Company 642 included 10 leaders and 16 assistant leaders. This young man has been promoted to a leader position as evidenced by the three stripes on his sleeves. Additionally, he carries some other rating, which is unclear, but may be a first aid insignia.


Not all the enrollees sport the CCC shoulder patch, which could indicate that this was a private purchase item. This smiling fellow does have the CCC shoulder patch on his left shoulder.


This young man has a variant of the CCC patch: a shield with the letters “CCC” over an image of a surveying transit and a pine tree.



This guy elected to display his CCC patch in a rather unorthodox way: sewn to the front of his uniform trousers.



Company 642 had a few tough customers….



...and a few who seemed to always be having a good time.



Company 642 also had a few fellows who looked to be barely out of high school.


Of course, Camp F-3-W was like many, many CC camps in that it had at least one pet or mascot. In this case it’s man’s best friend, but some camps claimed bear, deer and raccoons as pets.




This is part of Camp F-3-W, where Company 642 lived, learned and played. In keeping with regulations, the camp is neat and tidy. Typically the enrollees were assigned work around the camp area on Saturday’s in order to keep up with housekeeping. Rock-lined paths separate the buildings and in the distance is a camp sign, possibly a bulletin board to let enrollees and visitors know what’s going on in camp.
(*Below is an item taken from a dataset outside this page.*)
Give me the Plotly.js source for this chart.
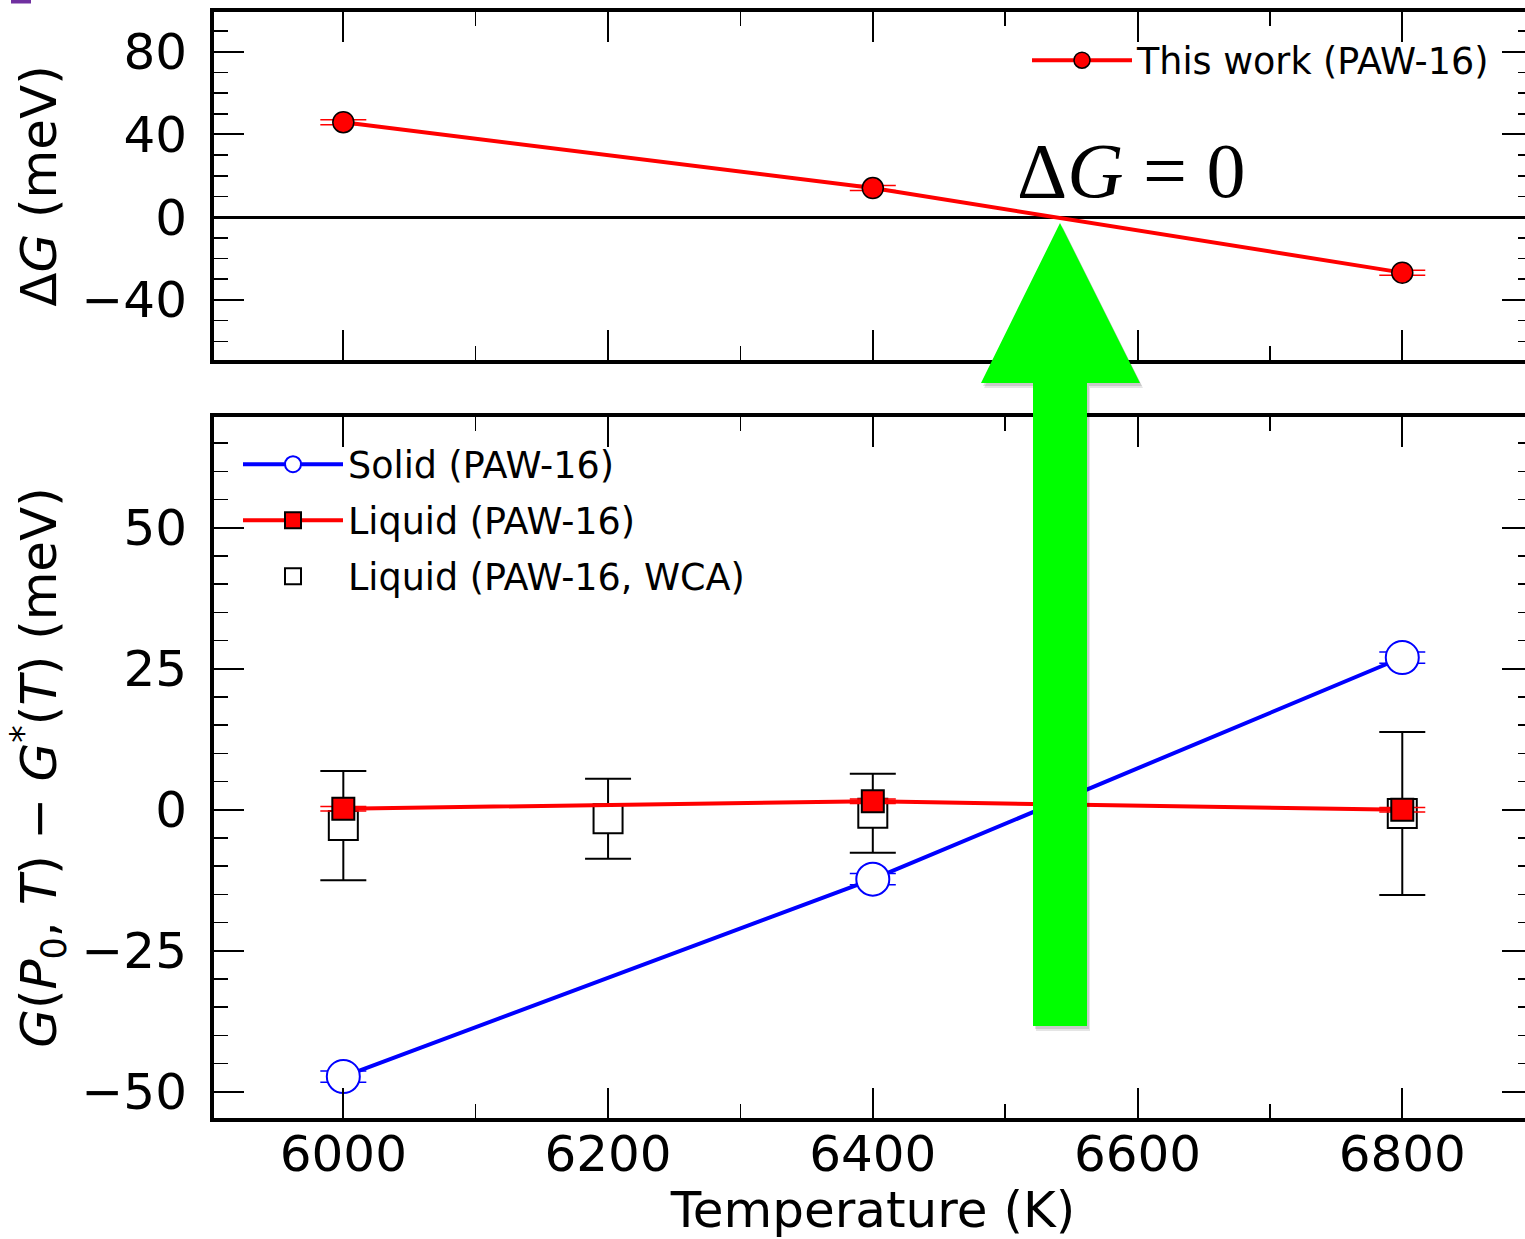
<!DOCTYPE html>
<html>
<head>
<meta charset="utf-8">
<script src="https://cdn.plot.ly/plotly-3.0.1.min.js"></script>
<style>
  html, body { margin: 0; padding: 0; overflow: hidden; background: #fff; }
  #chart { width: 1545px; height: 1239px; }
</style>
</head>
<body>
<div id="chart"></div>
<script>
// ---------------- data ----------------
const temps = [6000, 6400, 6800];
const deltaG = [45.9, 14.1, -26.8];
const deltaGErr = [1.2, 1.2, 1.2];

const solidT = [6000, 6400, 6800];
const solidG = [-47.3, -12.3, 27.0];
const solidErr = [1.0, 1.0, 1.0];

const liquidT = [6000, 6400, 6800];
const liquidG = [0.2, 1.5, 0.0];
const liquidErr = [0.4, 0.4, 0.4];

const wcaT = [6000, 6200, 6400, 6800];
const wcaG = [-2.8, -1.6, -0.6, -0.65];
const wcaErr = [9.7, 7.1, 7.0, 14.45];

const legendTop = ['This work (PAW-16)'];
const legendBottom = ['Solid (PAW-16)', 'Liquid (PAW-16)', 'Liquid (PAW-16, WCA)'];

// ---------------- geometry helpers ----------------
const W = 1545, H = 1239;
const L = 214, R = 1532, T = 12, B = 1118;
const px = x => (x - L) / (R - L);
const py = y => (B - y) / (B - T);

const FONT = 'DejaVu Sans';

const traces = [
  {
    x: temps, y: deltaG, xaxis: 'x2', yaxis: 'y2', name: legendTop[0], legend: 'legend2',
    mode: 'lines+markers',
    line: {color: '#ff0000', width: 4},
    marker: {symbol: 'circle', size: 21, color: '#ff0000', line: {color: '#000', width: 1.5}},
    error_y: {type: 'data', array: deltaGErr, visible: true, color: '#ff0000', thickness: 1.5, width: 23}
  },
  {
    x: wcaT, y: wcaG, xaxis: 'x', yaxis: 'y', name: legendBottom[2], legend: 'legend', legendrank: 3, legendgroup: 'g3',
    mode: 'markers',
    marker: {symbol: 'square', size: 29, color: '#ffffff', line: {color: '#000', width: 2}},
    error_y: {type: 'data', array: wcaErr, visible: true, color: '#000', thickness: 2, width: 23}
  },
  {
    x: liquidT, y: liquidG, xaxis: 'x', yaxis: 'y', name: legendBottom[1], legend: 'legend', legendrank: 2, legendgroup: 'g2',
    mode: 'lines+markers',
    line: {color: '#ff0000', width: 4},
    marker: {symbol: 'square', size: 22, color: '#ff0000', line: {color: '#000', width: 2}},
    error_y: {type: 'data', array: liquidErr, visible: true, color: '#ff0000', thickness: 1.5, width: 23}
  },
  {
    x: solidT, y: solidG, xaxis: 'x', yaxis: 'y', name: legendBottom[0], legend: 'legend', legendrank: 1, legendgroup: 'g1',
    mode: 'lines+markers',
    line: {color: '#0000ff', width: 4},
    marker: {symbol: 'circle', size: 33, color: '#ffffff', line: {color: '#0000ff', width: 2}},
    error_y: {type: 'data', array: solidErr, visible: true, color: '#0000ff', thickness: 1.5, width: 23}
  }
];

const tickCommon = {
  ticks: 'inside', ticklen: 30, tickwidth: 2, tickcolor: '#000',
  showline: true, linewidth: 4, linecolor: '#000', mirror: 'ticks',
  showgrid: false, zeroline: false,
  tickfont: {family: FONT, size: 50, color: '#000'},
  automargin: false
};

const xRange = [5902.3, 6898.0];

const layout = {
  width: W, height: H,
  margin: {l: L, r: W - R, t: T, b: H - B, pad: 0},
  paper_bgcolor: '#fff', plot_bgcolor: '#fff',
  font: {family: FONT, color: '#000'},
  showlegend: true,
  xaxis: Object.assign({}, tickCommon, {
    domain: [0, 1], anchor: 'y', range: xRange, tickmode: 'linear', tick0: 0, dtick: 200,
    minor: {ticks: 'inside', dtick: 100, tick0: 0, ticklen: 14, tickwidth: 1.6, tickcolor: '#000', showgrid: false},
    title: {text: 'Temperature (K)', font: {family: FONT, size: 50, color: '#000'}, standoff: 10},
    ticklabelstandoff: -11
  }),
  yaxis: Object.assign({}, tickCommon, {
    domain: [0, py(417)], anchor: 'x', range: [-54.65, 69.65], tickmode: 'linear', tick0: 0, dtick: 25,
    minor: {ticks: 'inside', dtick: 5, tick0: 0, ticklen: 14, tickwidth: 1.6, tickcolor: '#000', showgrid: false},
    title: {text: '<i>G</i>(<i>P</i><sub>0</sub>, <i>T</i>) − <i>G</i><sup>*</sup>(<i>T</i>) (meV)', font: {family: FONT, size: 50, color: '#000'}, standoff: 10},
    ticklabelstandoff: 13
  }),
  xaxis2: Object.assign({}, tickCommon, {
    domain: [0, 1], anchor: 'y2', range: xRange, matches: 'x', tickmode: 'linear', tick0: 0, dtick: 200,
    showticklabels: false,
    minor: {ticks: 'inside', dtick: 100, tick0: 0, ticklen: 14, tickwidth: 1.6, tickcolor: '#000', showgrid: false}
  }),
  yaxis2: Object.assign({}, tickCommon, {
    domain: [py(360), 1], anchor: 'x2', range: [-69.02, 99.18], tickmode: 'linear', tick0: 0, dtick: 40,
    minor: {ticks: 'inside', dtick: 10, tick0: 0, ticklen: 14, tickwidth: 1.6, tickcolor: '#000', showgrid: false},
    zeroline: true, zerolinecolor: '#000', zerolinewidth: 3,
    title: {text: 'Δ<i>G</i> (meV)', font: {family: FONT, size: 50, color: '#000'}, standoff: 10},
    ticklabelstandoff: 13
  }),
  legend: {
    x: px(238), y: py(434), xanchor: 'left', yanchor: 'top',
    bgcolor: 'rgba(0,0,0,0)', borderwidth: 0,
    font: {family: FONT, size: 36.5, color: '#000'},
    itemwidth: 100, traceorder: 'grouped', tracegroupgap: 5.5
  },
  legend2: {
    x: px(1027), y: py(30), xanchor: 'left', yanchor: 'top',
    bgcolor: 'rgba(0,0,0,0)', borderwidth: 0,
    font: {family: FONT, size: 36.5, color: '#000'},
    itemwidth: 100
  },
  annotations: [
    {
      xref: 'paper', yref: 'paper', x: px(1015), y: py(171), xanchor: 'left', yanchor: 'middle',
      text: 'Δ<i>G</i> = 0', showarrow: false,
      font: {family: 'Liberation Serif', size: 78, color: '#000'}
    }
  ],
  shapes: []
};

// green arrow (with a soft drop shadow)
function arrowPath(dx, dy) {
  const pts = [[1033, 1026], [1087, 1026], [1087, 383], [1140, 383], [1060, 223], [981, 383], [1033, 383]];
  return 'M ' + pts.map(p => px(p[0] + dx) + ',' + py(p[1] + dy)).join(' L ') + ' Z';
}
layout.shapes.push({type: 'path', xref: 'paper', yref: 'paper', path: arrowPath(3, 5), fillcolor: 'rgba(0,0,0,0.10)', line: {width: 0}, layer: 'above'});
layout.shapes.push({type: 'path', xref: 'paper', yref: 'paper', path: arrowPath(2, 3), fillcolor: 'rgba(0,0,0,0.12)', line: {width: 0}, layer: 'above'});
layout.shapes.push({type: 'path', xref: 'paper', yref: 'paper', path: arrowPath(0, 0), fillcolor: '#00ff00', line: {width: 0}, layer: 'above'});
// cropped neighbouring panel mark (top-left)
layout.shapes.push({type: 'rect', xref: 'paper', yref: 'paper', x0: px(11), x1: px(31), y0: py(3.5), y1: py(-2), fillcolor: '#7030a0', line: {width: 0}, layer: 'above'});

Plotly.newPlot('chart', traces, layout, {staticPlot: true, displayModeBar: false});
</script>
</body>
</html>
This is a view of the motor pool for camp F-3-W. As with the rest of the camp, the area is neat and clean, the trucks parked carefully, as if for inspection. At least one of the trucks is rigged to carry passengers as evidenced by the bench seats in the bed. This truck may have been used to carry enrollees to the job site and into town on the weekends.
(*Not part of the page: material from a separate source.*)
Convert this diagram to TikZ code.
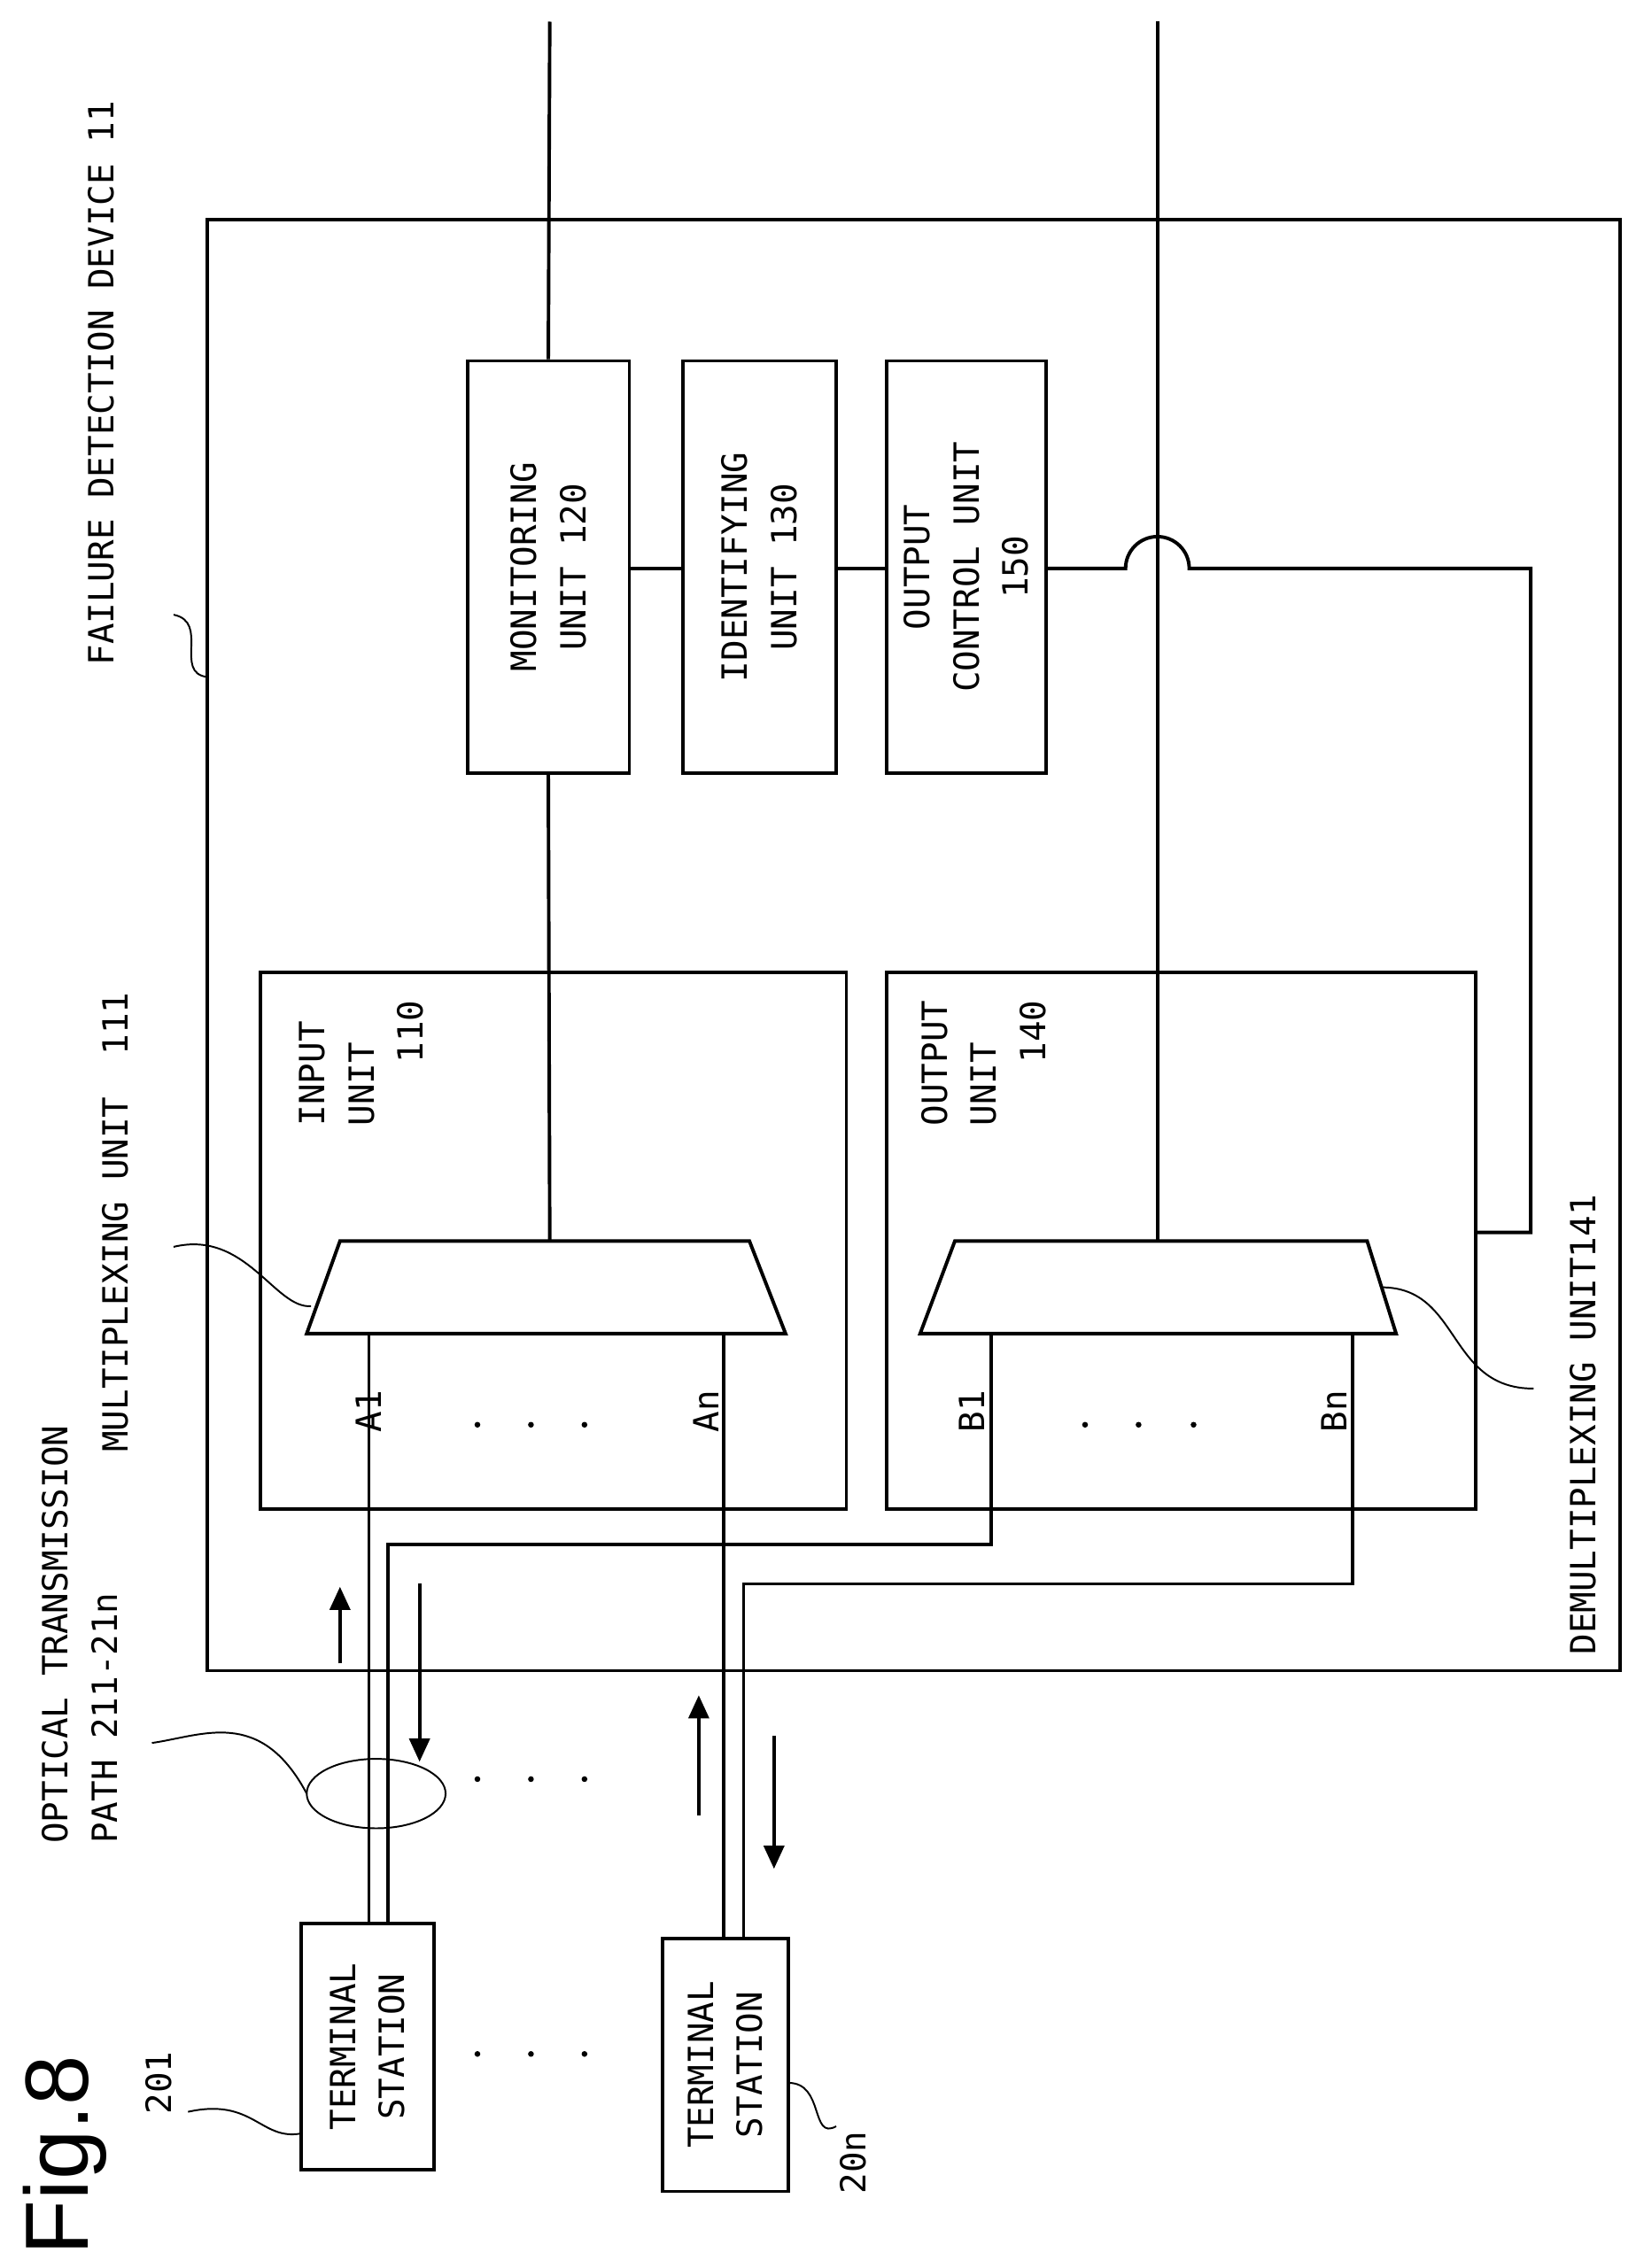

Here is a view of the camp mess hall and the interior of one of the barracks. In the mess hall you can see the kitchen area off to the right. The camp commander and his staff may have taken their meals at the single table at the back corner of the building. Interestingly enough, camp commanders and technical service foremen did not eat in the mess hall for free, but were charged for meals eaten in the camps.
The barracks is Spartan – the CCC was not a summer pleasure camp. Noteworthy in this picture are the raincoats and laundry bags hung neatly by each bunk. Also of note is the nametag affixed to each bunk and the three heating stoves. Often the stoves were barely sufficient to keep the barracks warm and usually an enrollee was assigned the job of making sure the stoves kept burning all night.


This view shows the camp canteen and library. Small items like candy, combs, pipes and smoking tobacco were offered for sale in the camp canteen, which was run by an enrollee. The funds usually went toward the purchase of items to improve camp life.
In most camps, the reading room was usually a place for quiet study, letter writing and occasionally evening classes in forestry, leather crafts, mathematics or reading. The camp F-3-W library appears to have a good selection of magazines and you’ll note a sign that reads “Do It Now,” hanging from the ceiling.


Thus ends our virtual tour of Camp Riley Creek F-3-W in Fifield, Wisconsin. In pondering these young men as they looked in October 1940, it’s important to consider that many of them probably went into the military not too very long after these photos were taken. It’s sad to think that some of these bright, eager faces may not have returned from the World War they went off to fight. Likely, they would prefer that we remember them for their service in helping stamp out totalitarianism and we certainly do remember and honor their service, but we’d do well to also remember a more peaceful time that no doubt shaped their perceptions of democracy and fairness, ultimately leading to that most significant of sacrifices. We should also remember those who survived and went on to have useful, vital, productive lives. Certainly our thanks go out to all of them, the residents of this tidy little town near Fifield, Wisconsin.